Records contained in a dataset
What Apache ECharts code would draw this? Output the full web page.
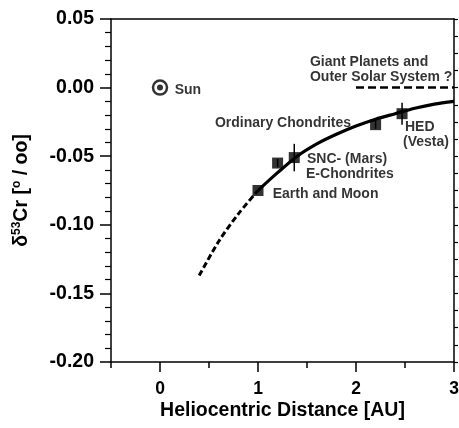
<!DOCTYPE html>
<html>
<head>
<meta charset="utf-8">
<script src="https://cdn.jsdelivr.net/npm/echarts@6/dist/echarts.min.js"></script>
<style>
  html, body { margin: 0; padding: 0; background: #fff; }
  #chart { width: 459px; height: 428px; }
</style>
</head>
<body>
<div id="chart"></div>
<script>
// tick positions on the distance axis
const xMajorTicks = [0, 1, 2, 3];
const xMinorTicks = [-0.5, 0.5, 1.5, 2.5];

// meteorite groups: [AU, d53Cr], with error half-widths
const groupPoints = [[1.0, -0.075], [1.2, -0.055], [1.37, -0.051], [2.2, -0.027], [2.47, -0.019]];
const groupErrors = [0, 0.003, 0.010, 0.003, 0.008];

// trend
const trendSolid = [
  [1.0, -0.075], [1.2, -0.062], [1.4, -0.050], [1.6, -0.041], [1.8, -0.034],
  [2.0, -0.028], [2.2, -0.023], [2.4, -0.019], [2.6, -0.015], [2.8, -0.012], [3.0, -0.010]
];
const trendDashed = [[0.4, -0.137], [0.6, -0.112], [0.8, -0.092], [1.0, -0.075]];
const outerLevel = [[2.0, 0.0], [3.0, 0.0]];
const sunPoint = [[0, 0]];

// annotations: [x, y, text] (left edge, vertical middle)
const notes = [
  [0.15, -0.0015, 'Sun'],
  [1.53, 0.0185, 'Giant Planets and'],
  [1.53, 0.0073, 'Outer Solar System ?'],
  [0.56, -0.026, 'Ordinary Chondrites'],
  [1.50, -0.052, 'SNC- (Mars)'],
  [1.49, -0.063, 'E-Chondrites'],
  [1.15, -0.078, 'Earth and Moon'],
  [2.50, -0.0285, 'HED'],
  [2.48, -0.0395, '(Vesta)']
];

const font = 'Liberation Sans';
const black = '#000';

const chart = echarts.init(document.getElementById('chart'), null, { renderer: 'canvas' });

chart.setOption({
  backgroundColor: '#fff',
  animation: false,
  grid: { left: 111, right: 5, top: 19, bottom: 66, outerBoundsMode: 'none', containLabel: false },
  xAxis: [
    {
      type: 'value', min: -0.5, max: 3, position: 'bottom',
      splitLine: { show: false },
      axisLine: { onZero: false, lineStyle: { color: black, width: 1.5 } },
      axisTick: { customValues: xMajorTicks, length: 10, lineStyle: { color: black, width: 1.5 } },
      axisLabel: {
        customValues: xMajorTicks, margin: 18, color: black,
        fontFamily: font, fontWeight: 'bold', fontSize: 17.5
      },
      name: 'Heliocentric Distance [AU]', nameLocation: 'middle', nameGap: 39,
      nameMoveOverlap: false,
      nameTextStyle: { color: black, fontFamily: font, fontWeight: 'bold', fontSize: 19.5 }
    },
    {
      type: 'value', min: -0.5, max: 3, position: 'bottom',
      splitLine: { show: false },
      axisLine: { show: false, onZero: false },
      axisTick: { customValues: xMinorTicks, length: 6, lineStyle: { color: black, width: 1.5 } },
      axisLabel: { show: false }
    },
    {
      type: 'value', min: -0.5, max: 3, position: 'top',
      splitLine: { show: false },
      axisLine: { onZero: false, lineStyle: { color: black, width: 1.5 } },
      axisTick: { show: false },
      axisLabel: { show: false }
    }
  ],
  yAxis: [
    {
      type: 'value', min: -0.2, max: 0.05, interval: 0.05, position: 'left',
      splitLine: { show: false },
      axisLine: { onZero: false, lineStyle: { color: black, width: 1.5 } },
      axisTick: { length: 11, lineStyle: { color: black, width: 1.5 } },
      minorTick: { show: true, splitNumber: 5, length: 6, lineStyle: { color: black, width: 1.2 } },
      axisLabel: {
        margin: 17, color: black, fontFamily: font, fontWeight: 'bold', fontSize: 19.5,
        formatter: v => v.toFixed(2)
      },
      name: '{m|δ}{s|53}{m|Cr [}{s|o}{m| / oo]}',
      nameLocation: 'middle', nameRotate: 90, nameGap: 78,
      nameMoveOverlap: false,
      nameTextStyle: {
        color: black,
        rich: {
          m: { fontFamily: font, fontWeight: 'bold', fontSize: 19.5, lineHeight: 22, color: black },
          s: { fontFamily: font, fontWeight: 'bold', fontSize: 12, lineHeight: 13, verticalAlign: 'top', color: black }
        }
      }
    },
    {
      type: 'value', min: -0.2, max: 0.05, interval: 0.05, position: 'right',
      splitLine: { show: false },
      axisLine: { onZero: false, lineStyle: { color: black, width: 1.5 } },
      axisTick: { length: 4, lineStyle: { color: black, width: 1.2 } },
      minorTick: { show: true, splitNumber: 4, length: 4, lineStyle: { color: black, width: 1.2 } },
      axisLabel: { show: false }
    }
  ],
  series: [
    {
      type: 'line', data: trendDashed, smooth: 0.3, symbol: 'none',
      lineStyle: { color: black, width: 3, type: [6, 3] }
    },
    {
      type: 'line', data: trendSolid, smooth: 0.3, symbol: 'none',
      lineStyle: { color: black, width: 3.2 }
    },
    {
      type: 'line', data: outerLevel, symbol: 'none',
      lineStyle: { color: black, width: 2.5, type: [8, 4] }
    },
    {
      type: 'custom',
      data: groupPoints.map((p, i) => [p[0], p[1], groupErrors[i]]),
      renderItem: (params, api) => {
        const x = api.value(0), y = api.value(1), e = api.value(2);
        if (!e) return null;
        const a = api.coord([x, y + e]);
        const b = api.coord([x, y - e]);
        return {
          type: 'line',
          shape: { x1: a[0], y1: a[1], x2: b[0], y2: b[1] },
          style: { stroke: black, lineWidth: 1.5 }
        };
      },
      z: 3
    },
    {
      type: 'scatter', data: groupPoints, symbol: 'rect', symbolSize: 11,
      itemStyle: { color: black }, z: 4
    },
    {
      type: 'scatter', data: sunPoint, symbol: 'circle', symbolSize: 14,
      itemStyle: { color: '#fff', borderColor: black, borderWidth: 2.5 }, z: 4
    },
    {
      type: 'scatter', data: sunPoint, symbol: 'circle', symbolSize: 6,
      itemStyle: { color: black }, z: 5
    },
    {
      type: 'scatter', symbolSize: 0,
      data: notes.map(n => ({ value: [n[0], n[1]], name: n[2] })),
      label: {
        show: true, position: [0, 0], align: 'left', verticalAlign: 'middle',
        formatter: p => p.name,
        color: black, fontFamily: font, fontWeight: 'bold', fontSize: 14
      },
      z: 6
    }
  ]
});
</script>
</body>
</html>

--

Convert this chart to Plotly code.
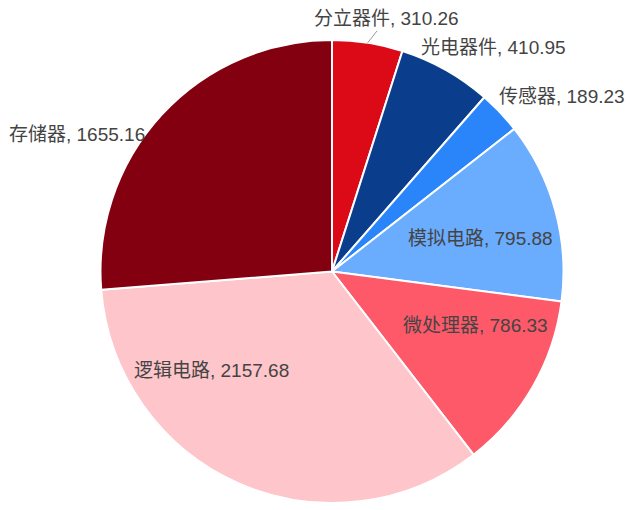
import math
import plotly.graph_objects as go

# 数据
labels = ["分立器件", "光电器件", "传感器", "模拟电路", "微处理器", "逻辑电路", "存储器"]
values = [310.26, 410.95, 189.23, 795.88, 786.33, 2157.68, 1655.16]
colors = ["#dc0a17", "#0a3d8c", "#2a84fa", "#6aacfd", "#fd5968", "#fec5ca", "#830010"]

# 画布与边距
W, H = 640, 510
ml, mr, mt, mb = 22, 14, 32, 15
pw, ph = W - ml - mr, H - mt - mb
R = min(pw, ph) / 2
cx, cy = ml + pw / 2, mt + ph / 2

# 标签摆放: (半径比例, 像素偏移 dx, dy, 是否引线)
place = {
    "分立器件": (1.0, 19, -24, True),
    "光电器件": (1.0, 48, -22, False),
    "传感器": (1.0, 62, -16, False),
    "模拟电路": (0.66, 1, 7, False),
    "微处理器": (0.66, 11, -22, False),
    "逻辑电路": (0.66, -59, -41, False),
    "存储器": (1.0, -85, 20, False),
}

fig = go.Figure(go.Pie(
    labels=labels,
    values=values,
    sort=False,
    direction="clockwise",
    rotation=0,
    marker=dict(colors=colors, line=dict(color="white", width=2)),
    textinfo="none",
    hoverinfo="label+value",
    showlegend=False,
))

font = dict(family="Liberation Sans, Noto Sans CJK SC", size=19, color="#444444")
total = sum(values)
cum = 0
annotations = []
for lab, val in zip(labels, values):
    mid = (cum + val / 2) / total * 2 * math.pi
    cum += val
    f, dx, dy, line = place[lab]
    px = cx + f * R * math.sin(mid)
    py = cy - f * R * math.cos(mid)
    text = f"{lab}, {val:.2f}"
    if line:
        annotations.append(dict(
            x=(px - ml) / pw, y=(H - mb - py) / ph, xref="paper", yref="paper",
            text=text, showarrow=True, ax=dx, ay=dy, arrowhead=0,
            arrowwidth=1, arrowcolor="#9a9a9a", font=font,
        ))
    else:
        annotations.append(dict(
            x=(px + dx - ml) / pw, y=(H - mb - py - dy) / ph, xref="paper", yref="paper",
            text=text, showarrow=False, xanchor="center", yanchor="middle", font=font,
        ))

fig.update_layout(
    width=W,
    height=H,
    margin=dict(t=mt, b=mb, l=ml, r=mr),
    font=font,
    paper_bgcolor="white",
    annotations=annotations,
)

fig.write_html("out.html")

## WORK TO COMPLETE
Copy out every line with the word "this".

## ANSWER BELOW
What Apache ECharts code would draw this? Output the full web page.
Convert this chart to Plotly code.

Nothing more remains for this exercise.